Here, we study light absorption in ultrathin (10-15 nm thick) planar metal films. Our absorbers are comprised of a low-loss silver backreflector, a subwavelength transparent dielectric (such as SiO2) or wide-bandgap semiconductor (i.e NiO or TiO2), typically 50-250nm thick, and an ultrathin (5-30 nm) metallic active absorbing layer. As a thin absorbing metal layer we consider several different materials, including Au, Ti, Cu, Ni, Pt and Pd.

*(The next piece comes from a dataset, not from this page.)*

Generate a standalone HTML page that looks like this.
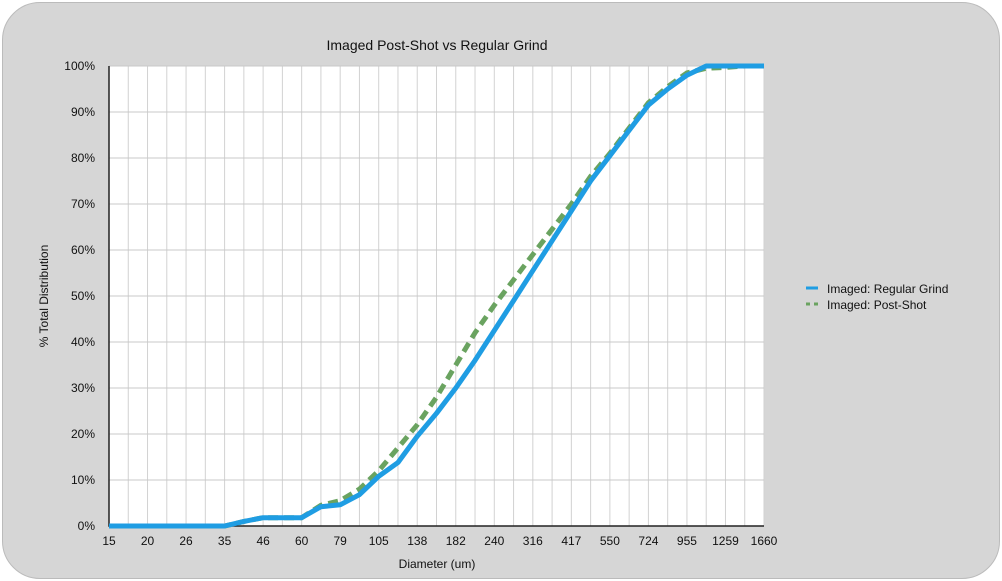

First, we demonstrate theoretically and experimentally that both broadband and tunable narrowband, near-unity light absorption is possible in these unpatterned, ultrathin metallic systems which could be easily upscaled. Next, we test our absorbers as photoelectrodes. We measure the photoresponse of our ultra-thin Pt broadband absorber in a 0.1M sulfuric acid solution under cathodic potentials and perform the hydrogen evolution reaction (HER). For the case of Pt-on-insulator, the electrode exhibit a response time of approx. 1s, consistent with fast-heating. Instead, for the case of Pt-on-semiconductor we observe a fast response (~1uA/cm2 of photocurrent at 4 Suns illumination intensity) which can be attributed to charge injection. We also study CO2 photoelectrochemical reduction (50mM K2CO3 solution saturated with CO2, V=-0.8 to -1.2V vs RHE) using a series of Cu narrowband absorbers with absorption peak tuned from 350nm to 750nm. Tuning the absorption peak, and hence the energy of the absorbed photons, enable us to control the energy distribution of the photo-excited hot-electrons. We report results of product analysis for our series of Cu absorbers and evaluate the impact of light energy on the selectivity of our electrodes.
Our work opens new pathway for efficient light collection and enables a simple platform for photon assisted hot carrier generation or localized heating.